# Problem:
Return each line of the data below verbatim; pictures are to be left out.

________________

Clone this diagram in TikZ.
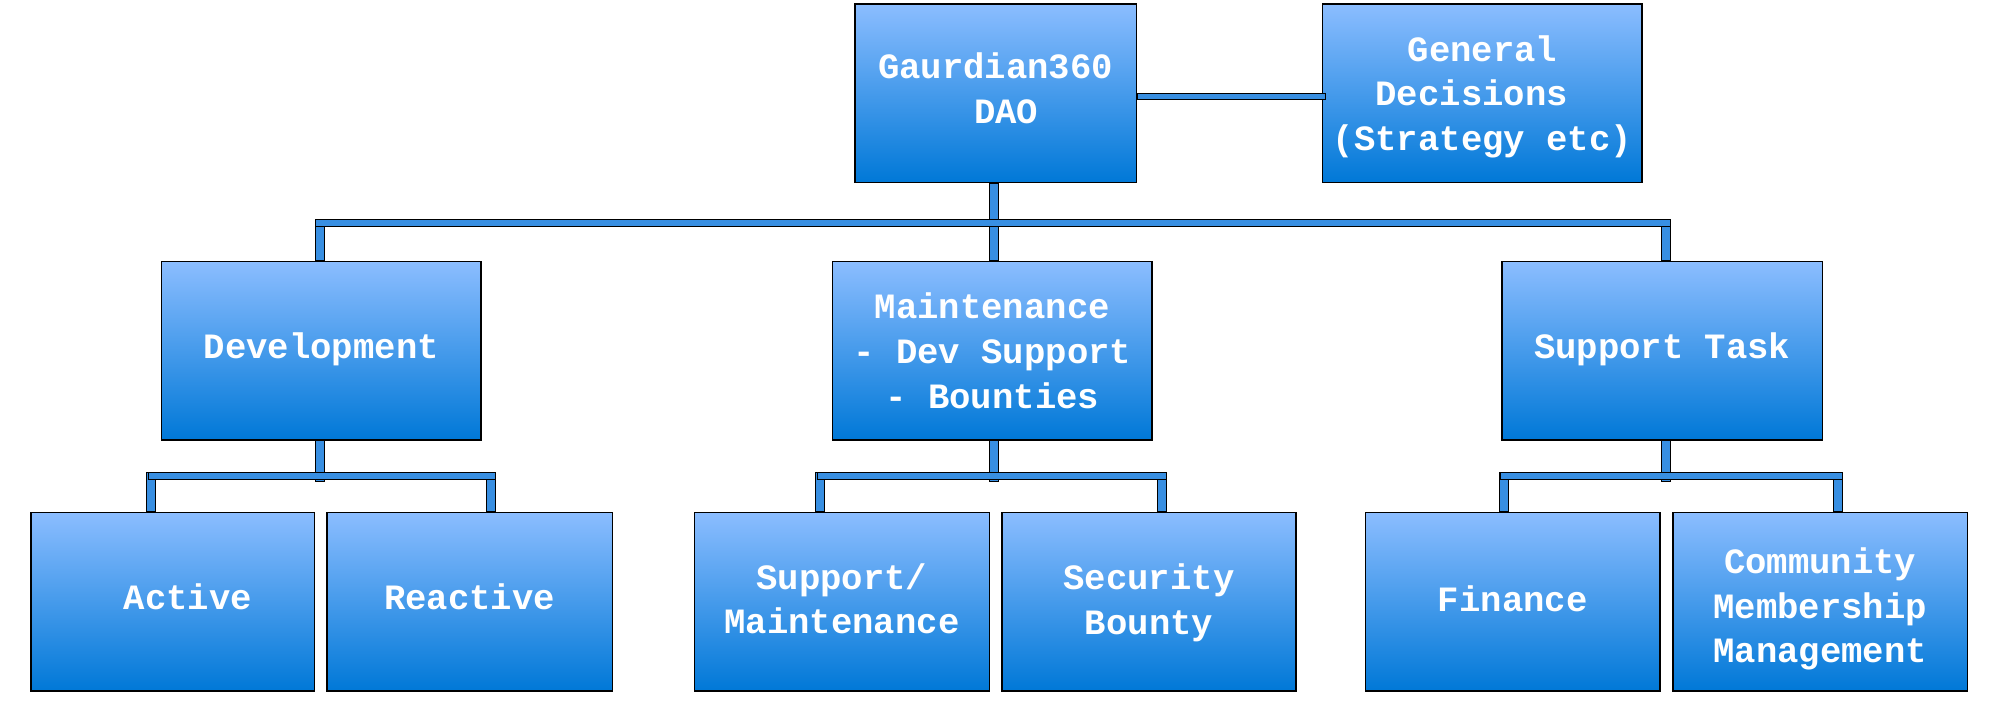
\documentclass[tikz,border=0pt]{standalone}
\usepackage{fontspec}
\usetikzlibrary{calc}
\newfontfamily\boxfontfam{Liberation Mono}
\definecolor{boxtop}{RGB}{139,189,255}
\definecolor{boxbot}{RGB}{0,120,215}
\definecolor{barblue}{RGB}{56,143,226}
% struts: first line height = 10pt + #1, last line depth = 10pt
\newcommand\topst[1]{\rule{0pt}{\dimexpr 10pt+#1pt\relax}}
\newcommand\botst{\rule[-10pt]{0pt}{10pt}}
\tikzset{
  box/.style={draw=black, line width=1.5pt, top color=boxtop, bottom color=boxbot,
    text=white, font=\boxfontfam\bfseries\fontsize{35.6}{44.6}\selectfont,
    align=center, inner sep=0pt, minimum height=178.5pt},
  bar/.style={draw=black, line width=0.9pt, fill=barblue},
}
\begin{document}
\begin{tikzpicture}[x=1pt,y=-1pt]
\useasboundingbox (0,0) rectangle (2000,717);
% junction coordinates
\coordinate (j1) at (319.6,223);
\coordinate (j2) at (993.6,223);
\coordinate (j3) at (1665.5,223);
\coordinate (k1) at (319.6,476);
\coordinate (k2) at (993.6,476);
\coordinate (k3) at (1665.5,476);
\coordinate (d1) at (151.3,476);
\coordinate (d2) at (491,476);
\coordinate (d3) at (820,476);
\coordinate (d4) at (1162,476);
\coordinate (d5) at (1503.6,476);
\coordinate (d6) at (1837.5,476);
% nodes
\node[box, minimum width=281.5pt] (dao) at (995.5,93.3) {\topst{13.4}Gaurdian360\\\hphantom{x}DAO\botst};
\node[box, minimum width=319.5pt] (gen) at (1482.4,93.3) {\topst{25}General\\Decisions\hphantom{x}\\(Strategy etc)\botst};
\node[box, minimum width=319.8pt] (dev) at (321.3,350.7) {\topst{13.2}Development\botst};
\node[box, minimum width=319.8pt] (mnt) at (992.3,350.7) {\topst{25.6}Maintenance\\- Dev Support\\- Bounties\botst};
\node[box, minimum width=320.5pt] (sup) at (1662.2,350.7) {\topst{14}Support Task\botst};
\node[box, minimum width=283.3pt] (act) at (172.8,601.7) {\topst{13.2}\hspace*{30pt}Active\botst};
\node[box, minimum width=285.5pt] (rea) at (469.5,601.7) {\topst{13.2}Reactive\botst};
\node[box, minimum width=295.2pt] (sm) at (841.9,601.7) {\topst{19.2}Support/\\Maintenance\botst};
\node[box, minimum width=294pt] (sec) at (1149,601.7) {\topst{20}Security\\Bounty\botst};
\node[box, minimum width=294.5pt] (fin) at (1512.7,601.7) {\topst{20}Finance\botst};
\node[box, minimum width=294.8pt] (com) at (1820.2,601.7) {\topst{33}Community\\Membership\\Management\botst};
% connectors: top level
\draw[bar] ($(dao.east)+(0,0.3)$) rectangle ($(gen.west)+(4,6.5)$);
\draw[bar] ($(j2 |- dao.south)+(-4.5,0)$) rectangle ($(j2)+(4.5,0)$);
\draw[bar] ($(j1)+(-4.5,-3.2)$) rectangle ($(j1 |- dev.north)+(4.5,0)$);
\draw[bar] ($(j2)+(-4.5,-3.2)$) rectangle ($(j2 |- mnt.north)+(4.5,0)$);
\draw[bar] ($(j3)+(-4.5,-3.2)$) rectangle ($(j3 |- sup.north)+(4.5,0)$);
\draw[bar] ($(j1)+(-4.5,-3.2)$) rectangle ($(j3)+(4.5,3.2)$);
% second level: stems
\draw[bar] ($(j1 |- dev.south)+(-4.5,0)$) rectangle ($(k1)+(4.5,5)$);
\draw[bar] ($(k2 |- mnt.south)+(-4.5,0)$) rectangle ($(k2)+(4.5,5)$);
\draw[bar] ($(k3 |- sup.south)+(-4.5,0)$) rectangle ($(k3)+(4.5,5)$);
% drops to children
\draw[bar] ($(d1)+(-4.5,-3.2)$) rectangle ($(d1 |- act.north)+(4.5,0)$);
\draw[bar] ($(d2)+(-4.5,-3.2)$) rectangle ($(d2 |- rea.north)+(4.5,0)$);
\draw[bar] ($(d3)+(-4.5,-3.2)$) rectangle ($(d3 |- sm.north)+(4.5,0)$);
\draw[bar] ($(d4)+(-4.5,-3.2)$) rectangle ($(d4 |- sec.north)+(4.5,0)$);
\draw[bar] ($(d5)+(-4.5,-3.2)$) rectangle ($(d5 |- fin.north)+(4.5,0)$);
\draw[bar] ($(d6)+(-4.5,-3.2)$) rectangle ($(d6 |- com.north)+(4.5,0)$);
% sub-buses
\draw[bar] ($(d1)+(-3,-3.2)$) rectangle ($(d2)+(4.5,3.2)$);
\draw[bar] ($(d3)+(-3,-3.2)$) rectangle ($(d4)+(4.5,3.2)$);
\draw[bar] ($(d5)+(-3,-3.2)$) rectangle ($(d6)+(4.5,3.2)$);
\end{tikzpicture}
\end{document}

________________

# Reply to the exercise:
Clone this diagram in TikZ.
\documentclass[tikz,border=0pt]{standalone}
\usepackage{fontspec}
\usetikzlibrary{calc}
\newfontfamily\boxfontfam{Liberation Mono}
\definecolor{boxtop}{RGB}{139,189,255}
\definecolor{boxbot}{RGB}{0,120,215}
\definecolor{barblue}{RGB}{56,143,226}
% struts: first line height = 10pt + #1, last line depth = 10pt
\newcommand\topst[1]{\rule{0pt}{\dimexpr 10pt+#1pt\relax}}
\newcommand\botst{\rule[-10pt]{0pt}{10pt}}
\tikzset{
  box/.style={draw=black, line width=1.5pt, top color=boxtop, bottom color=boxbot,
    text=white, font=\boxfontfam\bfseries\fontsize{35.6}{44.6}\selectfont,
    align=center, inner sep=0pt, minimum height=178.5pt},
  bar/.style={draw=black, line width=0.9pt, fill=barblue},
}
\begin{document}
\begin{tikzpicture}[x=1pt,y=-1pt]
\useasboundingbox (0,0) rectangle (2000,717);
% junction coordinates
\coordinate (j1) at (319.6,223);
\coordinate (j2) at (993.6,223);
\coordinate (j3) at (1665.5,223);
\coordinate (k1) at (319.6,476);
\coordinate (k2) at (993.6,476);
\coordinate (k3) at (1665.5,476);
\coordinate (d1) at (151.3,476);
\coordinate (d2) at (491,476);
\coordinate (d3) at (820,476);
\coordinate (d4) at (1162,476);
\coordinate (d5) at (1503.6,476);
\coordinate (d6) at (1837.5,476);
% nodes
\node[box, minimum width=281.5pt] (dao) at (995.5,93.3) {\topst{13.4}Gaurdian360\\\hphantom{x}DAO\botst};
\node[box, minimum width=319.5pt] (gen) at (1482.4,93.3) {\topst{25}General\\Decisions\hphantom{x}\\(Strategy etc)\botst};
\node[box, minimum width=319.8pt] (dev) at (321.3,350.7) {\topst{13.2}Development\botst};
\node[box, minimum width=319.8pt] (mnt) at (992.3,350.7) {\topst{25.6}Maintenance\\- Dev Support\\- Bounties\botst};
\node[box, minimum width=320.5pt] (sup) at (1662.2,350.7) {\topst{14}Support Task\botst};
\node[box, minimum width=283.3pt] (act) at (172.8,601.7) {\topst{13.2}\hspace*{30pt}Active\botst};
\node[box, minimum width=285.5pt] (rea) at (469.5,601.7) {\topst{13.2}Reactive\botst};
\node[box, minimum width=295.2pt] (sm) at (841.9,601.7) {\topst{19.2}Support/\\Maintenance\botst};
\node[box, minimum width=294pt] (sec) at (1149,601.7) {\topst{20}Security\\Bounty\botst};
\node[box, minimum width=294.5pt] (fin) at (1512.7,601.7) {\topst{20}Finance\botst};
\node[box, minimum width=294.8pt] (com) at (1820.2,601.7) {\topst{33}Community\\Membership\\Management\botst};
% connectors: top level
\draw[bar] ($(dao.east)+(0,0.3)$) rectangle ($(gen.west)+(4,6.5)$);
\draw[bar] ($(j2 |- dao.south)+(-4.5,0)$) rectangle ($(j2)+(4.5,0)$);
\draw[bar] ($(j1)+(-4.5,-3.2)$) rectangle ($(j1 |- dev.north)+(4.5,0)$);
\draw[bar] ($(j2)+(-4.5,-3.2)$) rectangle ($(j2 |- mnt.north)+(4.5,0)$);
\draw[bar] ($(j3)+(-4.5,-3.2)$) rectangle ($(j3 |- sup.north)+(4.5,0)$);
\draw[bar] ($(j1)+(-4.5,-3.2)$) rectangle ($(j3)+(4.5,3.2)$);
% second level: stems
\draw[bar] ($(j1 |- dev.south)+(-4.5,0)$) rectangle ($(k1)+(4.5,5)$);
\draw[bar] ($(k2 |- mnt.south)+(-4.5,0)$) rectangle ($(k2)+(4.5,5)$);
\draw[bar] ($(k3 |- sup.south)+(-4.5,0)$) rectangle ($(k3)+(4.5,5)$);
% drops to children
\draw[bar] ($(d1)+(-4.5,-3.2)$) rectangle ($(d1 |- act.north)+(4.5,0)$);
\draw[bar] ($(d2)+(-4.5,-3.2)$) rectangle ($(d2 |- rea.north)+(4.5,0)$);
\draw[bar] ($(d3)+(-4.5,-3.2)$) rectangle ($(d3 |- sm.north)+(4.5,0)$);
\draw[bar] ($(d4)+(-4.5,-3.2)$) rectangle ($(d4 |- sec.north)+(4.5,0)$);
\draw[bar] ($(d5)+(-4.5,-3.2)$) rectangle ($(d5 |- fin.north)+(4.5,0)$);
\draw[bar] ($(d6)+(-4.5,-3.2)$) rectangle ($(d6 |- com.north)+(4.5,0)$);
% sub-buses
\draw[bar] ($(d1)+(-3,-3.2)$) rectangle ($(d2)+(4.5,3.2)$);
\draw[bar] ($(d3)+(-3,-3.2)$) rectangle ($(d4)+(4.5,3.2)$);
\draw[bar] ($(d5)+(-3,-3.2)$) rectangle ($(d6)+(4.5,3.2)$);
\end{tikzpicture}
\end{document}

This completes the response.